Friday, April 22, 2011

Hurray For The Riff Raff - Hurray For The Riff Raff


Sometimes the term ‘Americana’ doesn’t seem like a genre that we’d be terribly familiar with and its name alone almost suggests that it wouldn’t be a genre that would stand up in our country. But with its origins in folk and blues, we are in fact very much familiar with ‘Americana’ as a genre, and Hurray for the Riff Raff is indeed a perfect slice of everything you would consider the genre to be. Right down to the biography of the band. It reads;

Hurray For The Riff Raff began when a teenage Alyndra Lee Segarra started hopping freight trains across the USA to satisfy a yearning to explore its mythical small towns and backwaters…She hooked up with The Dead Man Street Orchestra, a home-made family of young, itinerant music makers living on the edge of the American dream.

That says it all really. The heart of this music is placed in the romantic dreams of turn of the century America with its wide, open plains barren save for the railroads and it’s sparsely populated towns.

It’s easy to be cynical about the foundation myth of the band, after all, I come from a very cynical country. However, once I put my cynical tendencies aside, what’s left behind is a beautiful body of music, spanning two albums, and five years of chasing the American dream. Well, in name at least.


The album opens with ‘Meet Me In The Morning’, a instrumental that sounds like it should accompany a love scene from a turn of the century silent film, and it leads into the album’s strongest song, ‘Is That You?’. Frontwoman, Alyndra, croons over banjo strums and the drones of an accordion, “I saw your ghost at the grocery” being the lead sentiment of the song. Toms and snare bang in and out, taking the track up and down as the accordion grows ever more frenzied.

In one of the dips of the song, Alyndra lifts a verse from the great, troubled singer Daniel Johnston and his song, ‘Some Things Last A Long Time’. She sings, “Your picture, is still, on my wall. The colours, are bright, as ever”. As a fan of Daniel Johnston, I’m happy to see his music influencing more musicians, and references to him seem to be a rite of passage, (see Kurt Kobain, Conor Oberst).

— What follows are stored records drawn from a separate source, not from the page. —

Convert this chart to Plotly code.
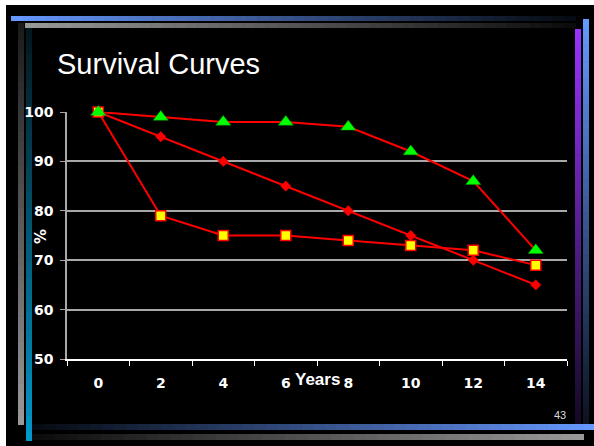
import plotly.graph_objects as go

# ---- data -------------------------------------------------------------
years = ["0", "2", "4", "6", "8", "10", "12", "14"]
survival_a = [100, 99, 98, 98, 97, 92, 86, 72]   # green triangles
survival_b = [100, 95, 90, 85, 80, 75, 70, 65]   # red diamonds
survival_c = [100, 79, 75, 75, 74, 73, 72, 69]   # yellow squares
y_ticks = [50, 60, 70, 80, 90, 100]

# ---- page geometry ----------------------------------------------------
W, H = 594, 446
ML, MR, MT, MB = 67, 27, 112, 87
PW, PH = W - ML - MR, H - MT - MB


def px(x):
    return (x - ML) / PW


def py(y):
    return 1 - (y - MT) / PH


def hex_rgb(c):
    c = c.lstrip("#")
    return tuple(int(c[i:i + 2], 16) for i in (0, 2, 4))


def mix(c0, c1, t):
    a, b = hex_rgb(c0), hex_rgb(c1)
    return "rgb(%d,%d,%d)" % tuple(round(a[i] + (b[i] - a[i]) * t) for i in range(3))


def gradient_bar(x0, y0, x1, y1, c0, c1, horizontal=True, n=48):
    """Decorative bar as a strip of thin rectangles going from colour c0 to c1."""
    out = []
    for i in range(n):
        t0, t1 = i / n, (i + 1) / n
        col = mix(c0, c1, (i + 0.5) / n)
        if horizontal:
            a, b = x0 + (x1 - x0) * t0, x0 + (x1 - x0) * t1 + 0.6
            rect = (a, y0, min(b, x1), y1)
        else:
            a, b = y0 + (y1 - y0) * t0, y0 + (y1 - y0) * t1 + 0.6
            rect = (x0, a, x1, min(b, y1))
        out.append(dict(type="rect", xref="paper", yref="paper",
                        x0=px(rect[0]), x1=px(rect[2]),
                        y0=py(rect[1]), y1=py(rect[3]),
                        fillcolor=col, line=dict(width=0), layer="below"))
    return out


shapes = [
    # slide background
    dict(type="rect", xref="paper", yref="paper",
         x0=px(6), x1=px(W + 2), y0=py(5), y1=py(H + 2),
         fillcolor="black", line=dict(width=0), layer="below"),
]
# vertical bars
shapes += gradient_bar(18, 23, 24, 425, "#1a1a1a", "#9a9a9a", horizontal=False)
shapes += gradient_bar(26, 28, 32, 441, "#04161c", "#0099cc", horizontal=False)
shapes += gradient_bar(575, 29, 581, 430, "#9933ff", "#120820", horizontal=False)
shapes += gradient_bar(583, 19, 589, 424, "#6699ff", "#0c1220", horizontal=False)
# horizontal bars
shapes += gradient_bar(11, 16, 576, 21, "#6699ff", "#05080f")
shapes += gradient_bar(25, 23, 576, 28, "#9a9a9a", "#0a0a0a")
shapes += gradient_bar(32, 424, 594, 430, "#05080f", "#6699ff")
shapes += gradient_bar(32, 434, 584, 440, "#0a0a0a", "#9a9a9a")

fig = go.Figure()

fig.add_trace(go.Scatter(
    x=years, y=survival_b, mode="lines+markers", cliponaxis=False,
    line=dict(color="#ff0000", width=2),
    marker=dict(symbol="diamond", size=8, color="#ff0000",
                line=dict(color="#ff0000", width=0.5)),
))
fig.add_trace(go.Scatter(
    x=years, y=survival_c, mode="lines+markers", cliponaxis=False,
    line=dict(color="#ff0000", width=2),
    marker=dict(symbol="square", size=10, color="#ffff00",
                line=dict(color="#ff0000", width=1.5)),
))
fig.add_trace(go.Scatter(
    x=years, y=survival_a, mode="lines+markers", cliponaxis=False,
    line=dict(color="#ff0000", width=2),
    marker=dict(symbol="triangle-up", size=13, color="#00ff00",
                line=dict(color="#00a000", width=0.5)),
))

tick_font = dict(family="DejaVu Sans", size=14, color="white", weight="bold")

fig.update_layout(
    width=W, height=H,
    margin=dict(l=ML, r=MR, t=MT, b=MB, pad=0),
    paper_bgcolor="white",
    plot_bgcolor="black",
    showlegend=False,
    shapes=shapes,
    xaxis=dict(
        type="category", range=[-0.5, 7.5], tickson="boundaries",
        showgrid=False, zeroline=False,
        showline=True, linecolor="white", linewidth=1.5,
        ticks="outside", ticklen=5, tickcolor="white", tickwidth=1.2,
        tickfont=tick_font, ticklabelstandoff=10,
    ),
    yaxis=dict(
        range=[50, 100], tickvals=y_ticks,
        showgrid=True, gridcolor="#a8a8a8", gridwidth=1.5,
        zeroline=False,
        showline=True, linecolor="#a8a8a8", linewidth=1.5,
        ticks="outside", ticklen=5, tickcolor="#a8a8a8", tickwidth=1.2,
        tickfont=tick_font, ticklabelstandoff=4,
    ),
    annotations=[
        dict(text="Survival Curves", xref="paper", yref="paper",
             x=px(55), y=py(64), xanchor="left", yanchor="middle",
             showarrow=False,
             font=dict(family="Liberation Sans", size=29, color="white")),
        dict(text="Years", xref="paper", yref="paper",
             x=px(317), y=py(379), xanchor="center", yanchor="middle",
             showarrow=False,
             font=dict(family="Liberation Sans", size=17, color="white",
                       weight="bold")),
        dict(text="%", xref="paper", yref="paper",
             x=px(41), y=py(237), xanchor="center", yanchor="middle",
             textangle=-90, showarrow=False,
             font=dict(family="DejaVu Sans", size=15, color="white",
                       weight="bold")),
        dict(text="43", xref="paper", yref="paper",
             x=px(568), y=py(415), xanchor="right", yanchor="middle",
             showarrow=False,
             font=dict(family="Liberation Sans", size=11, color="#d8d8d8")),
    ],
)

fig.write_html("out.html")
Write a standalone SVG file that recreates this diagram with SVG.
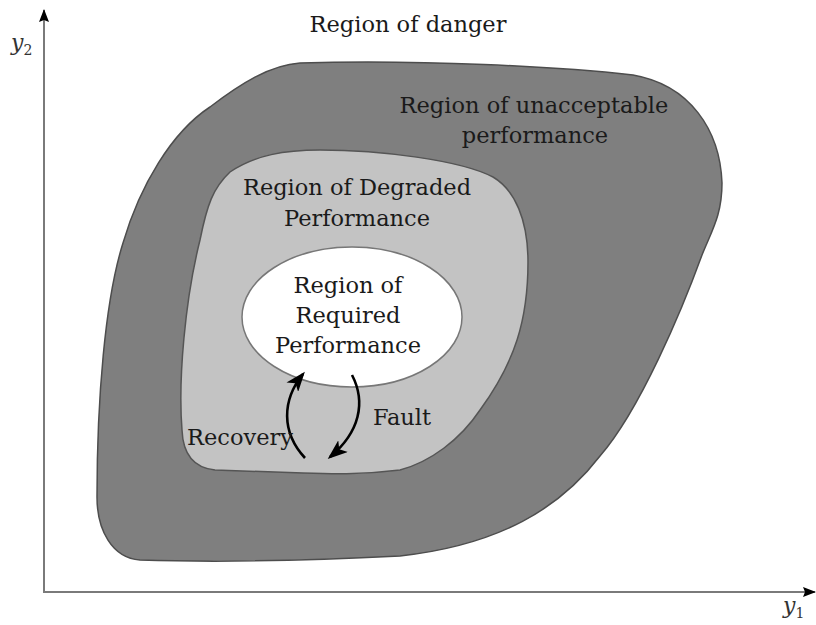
<svg xmlns="http://www.w3.org/2000/svg" width="816" height="625" viewBox="0 0 816 625">
<style>
  .lbl { font-family: "DejaVu Serif", "Liberation Serif", serif; font-size: 22.5px; fill: #1a1a1a; text-anchor: middle; }
  .ax { font-family: "DejaVu Serif", "Liberation Serif", serif; font-style: italic; font-size: 22px; fill: #333; }
  .axis { stroke: #7a7a7a; stroke-width: 2; fill: none; }
  .flow { stroke: #000; stroke-width: 2.6; fill: none; marker-end: url(#head); }
</style>
<defs>
  <marker id="head" viewBox="0 0 20 15" refX="17" refY="7.5" markerWidth="20" markerHeight="15" markerUnits="userSpaceOnUse" orient="auto">
    <path d="M0,0 L20,7.5 L0,15 L5,7.5 Z" fill="#000"/>
  </marker>
  <marker id="axhead" viewBox="0 0 14 12" refX="12" refY="6" markerWidth="14" markerHeight="12" markerUnits="userSpaceOnUse" orient="auto">
    <path d="M0,1 L13,6 L0,11 L2,6 Z" fill="#000"/>
  </marker>
</defs>
<rect width="816" height="625" fill="#fff"/>
<g id="axes">
  <line class="axis" x1="44" y1="593" x2="44" y2="10" marker-end="url(#axhead)"/>
  <line class="axis" x1="44" y1="592" x2="815" y2="592" marker-end="url(#axhead)"/>
  <text class="ax" x="11" y="50">y<tspan font-size="14" dy="5" font-style="normal">2</tspan></text>
  <text class="ax" x="783" y="613">y<tspan font-size="14" dy="5" font-style="normal">1</tspan></text>
</g>
<g id="danger">
  <text class="lbl" x="408" y="32">Region of danger</text>
</g>
<g id="unacceptable">
  <path d="M300,63 C420,59 560,67 633,75 C690,85 720,130 722,183 C722,215 712,230 702,255 C682,310 640,410 600,456 C560,508 500,545 400,556 C300,561 200,562 140,560 C112,558 97,530 97,497 C97,400 105,300 123,243 C140,185 172,132 210,107 C240,84 270,65 300,63 Z" fill="#7f7f7f" stroke="#4d4d4d" stroke-width="1.5"/>
  <text class="lbl" x="534" y="113">Region of unacceptable</text>
  <text class="lbl" x="535" y="143">performance</text>
</g>
<g id="degraded">
  <path d="M320,150 C380,150 460,160 493,177 C515,190 528,220 528,262 C528,320 515,362 480,410 C460,440 430,462 400,470 C360,475 330,474 303,473 L215,470 C195,468 183,455 182,430 C178,380 185,300 200,240 C207,205 213,188 230,172 C255,155 285,150 320,150 Z" fill="#c3c3c3" stroke="#555" stroke-width="1.5"/>
  <text class="lbl" x="357" y="195">Region of Degraded</text>
  <text class="lbl" x="357" y="226">Performance</text>
</g>
<g id="required">
  <ellipse cx="352" cy="317" rx="110" ry="70" fill="#fff" stroke="#777" stroke-width="1.5"/>
  <text class="lbl" x="348" y="293">Region of</text>
  <text class="lbl" x="348" y="323">Required</text>
  <text class="lbl" x="348" y="353">Performance</text>
</g>
<g id="connectors">
  <path class="flow" d="M305,458 C281,432 282,400 303,374"/>
  <path class="flow" d="M352,375 C366,402 360,432 330,457"/>
  <text class="lbl" x="402" y="425">Fault</text>
  <text class="lbl" x="240" y="445">Recovery</text>
</g>
</svg>
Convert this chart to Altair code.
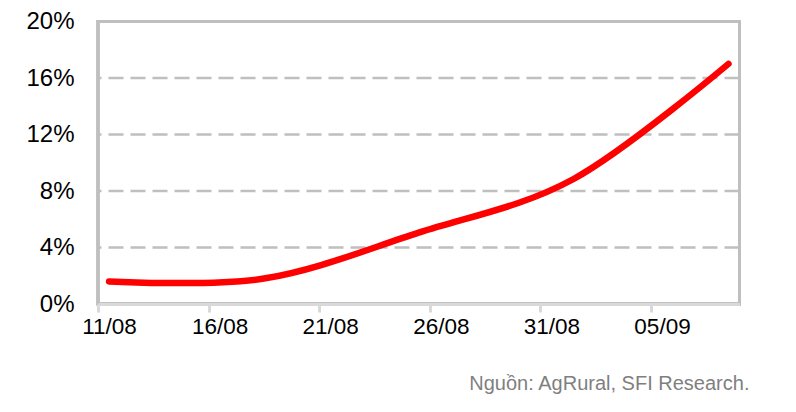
import altair as alt
import pandas as pd

# Weekly readings (day index from 11/08)
day_index = [0, 7, 14, 21, 28]
day_labels = ["11/08", "18/08", "25/08", "01/09", "08/09"]
pct = [1.6, 1.8, 5.05, 8.85, 17.0]

# Axis definitions
tick_positions = [-0.5, 4.5, 9.5, 14.5, 19.5, 24.5]
tick_labels = ["11/08", "16/08", "21/08", "26/08", "31/08", "05/09"]
y_ticks = [0, 4, 8, 12, 16, 20]
grid_levels = [4, 8, 12, 16]
x_domain = [-0.5, 28.5]
y_domain = [0, 20]

source_text = "Nguồn: AgRural, SFI Research."

df = pd.DataFrame({"day": day_index, "date": day_labels, "pct": pct})
grid_df = pd.DataFrame({"pct": grid_levels})

label_expr = " : ".join(
    f"datum.value == {p} ? '{l}'" for p, l in zip(tick_positions, tick_labels)
) + " : ''"

FONT = "Liberation Sans"
xscale = alt.Scale(domain=x_domain, nice=False, zero=False)
yscale = alt.Scale(domain=y_domain, nice=False, zero=True)

y_axis = alt.Axis(
    values=y_ticks,
    labelExpr="datum.value + '%'",
    ticks=False,
    domain=False,
    labelFontSize=24,
    labelFont=FONT,
    labelColor="#000000",
    labelPadding=24,
    grid=False,
    title=None,
)

grid = alt.Chart(grid_df).mark_rule(
    color="#BFBFBF", strokeWidth=2.5, strokeDash=[15, 7]
).encode(y=alt.Y("pct:Q", scale=yscale, axis=y_axis))

border = alt.Chart(grid_df).mark_rect(
    fill="transparent", stroke="#BFBFBF", strokeWidth=3
).encode(
    x=alt.datum(x_domain[0], scale=xscale),
    x2=alt.datum(x_domain[1]),
    y=alt.datum(y_domain[0], scale=yscale),
    y2=alt.datum(y_domain[1]),
)

line = alt.Chart(df).mark_line(
    color="#FF0000", strokeWidth=6.5, strokeCap="round", interpolate="cardinal"
).encode(
    x=alt.X(
        "day:Q",
        scale=xscale,
        axis=alt.Axis(
            values=tick_positions,
            labelExpr=label_expr,
            labelOffset=11,
            tickSize=8,
            tickWidth=3,
            tickColor="#D9D9D9",
            domainColor="#D9D9D9",
            domainWidth=3,
            labelFontSize=22.5,
            labelFont=FONT,
            labelColor="#000000",
            labelPadding=3,
            labelFlush=False,
            labelOverlap=False,
            grid=False,
            title=None,
            zindex=1,
        ),
    ),
    y=alt.Y("pct:Q", scale=yscale, axis=y_axis),
)

chart = alt.layer(grid, border, line).properties(
    width=641.5,
    height=282.5,
    title=alt.TitleParams(
        source_text,
        orient="bottom",
        anchor="end",
        fontSize=20,
        font=FONT,
        fontWeight="normal",
        color="#7F7F7F",
        offset=36,
        dx=8,
    ),
    autosize=alt.AutoSizeParams(type="none"),
    padding={"left": 90, "top": 13.5, "right": 40, "bottom": 90},
).configure_view(stroke=None)

chart.save("out.html", embed_options={"renderer": "svg", "actions": False})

‘Is That You?’ is a beautiful start to an album, but sadly, the rest of the record stays in the same vein. Songs like Daniella, Little Things, and Take Me are quite lovely, and add to the atmosphere, but the album refuses to go anywhere new. Don’t get me wrong, Hurray For The Riff Raff is a marvelous album, beautifully crafted, and doesn’t possess a single disappointing song. But I feel that it’s more of a coffee table album, an album for the background that doesn’t require a lot of attention.

I will listen to this album again, as a fan of the Americana genre, and I will enjoy it. But not because Hurray For The Riff Raff have opened my mind up to something new, but because I’ve heard it all before.